What Paul wants is for all those in the community of faith, including us, to sustain and be sustained by each other’s example, to show by how we live what it is that each of us really wants and can attain by God’s gift. The pathos and sadness which Paul feels for members of his own Christian community, who seem to pursue selfish priorities and willfully reject Christ by their attitudes and actions, mirrors the sentiments of Jesus in the Gospel as he looks out over the city of Jerusalem, the “ city of peace”.
Two striking images jump out at us from Luke’s Gospel (13:31-35): those of stoning and gathering. Jerusalem, for all its sacredness, for all its being preeminently “God’s place”, the place of the Covenant, is at the same time a violent and vengeful place. Its inhabitants have grown smug and self-reliant. They consider it blasphemy when holy prophets come in and accuse them of faithlessness. How dare they?! “Abraham is our father!” (John 8:53) Yet God consistently sends prophets to call people, even God’s people, to accountability, to rightness with God, and, by contrast with the macho way Jerusalem treats strangers, God does so with a tenderness, nurturing and wisdom that’s truly maternal. “How often have I desired to gather your children together as a hen gathers her brood under her wings...”
So, the question remains: “ What do you want?” Some, in both Jesus’ and Paul’s time, willfully choose themselves, their interests, things, in place of God. Yet some also, like Abram and Paul, though so human and prone to waver, still believe and get much more than they ever asked for or imagined.
Peter Gomes, of Harvard’s Divinity School says: “ Resistance to the Gospel is to be expected.” That’s fairly clear from the Bible, from history, and from our own lives. Yet, God continues to pursue us despite our stonewalling, even in the face of our rejection, our unfaith. God is unwilling to let us go, even when we “were not willing”.

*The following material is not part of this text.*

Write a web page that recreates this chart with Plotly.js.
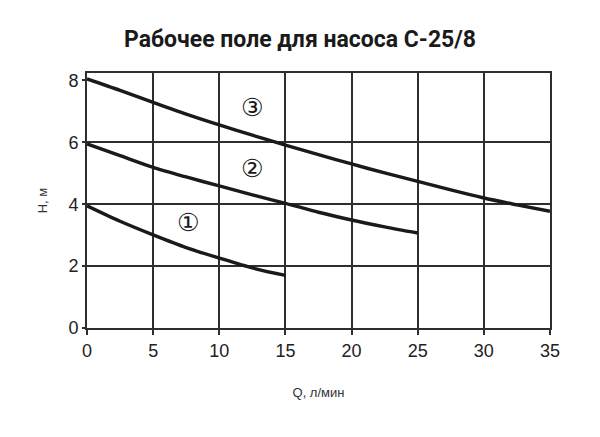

“I fled Him, down the nights and down the days;
I fled Him, down the arches of the years;
I fled Him, down the labyrinthine ways
Of my own mind...”
writes the poet, Francis Thompson, in his moving poem, The Hound of Heaven, then has God say:“Alack, thou knowest not
How little worthy of any love thou art!
Whom wilt thou find to love ignoble thee,
Save Me, save only Me?...”
Only when Jesus has done all that’s possible, all that the Father intends for him to do, spending all that he has, giving his very life’s blood on a cross in hope, does he leave us, only to return again.“ Jerusalem, Jerusalem: what is it that you really want?” Whatever answer we may eventually formulate for ourselves during this season of Lent, we have the assurance that Jesus, the “mother-hen” of the brood, is here with us, ready to give it to us.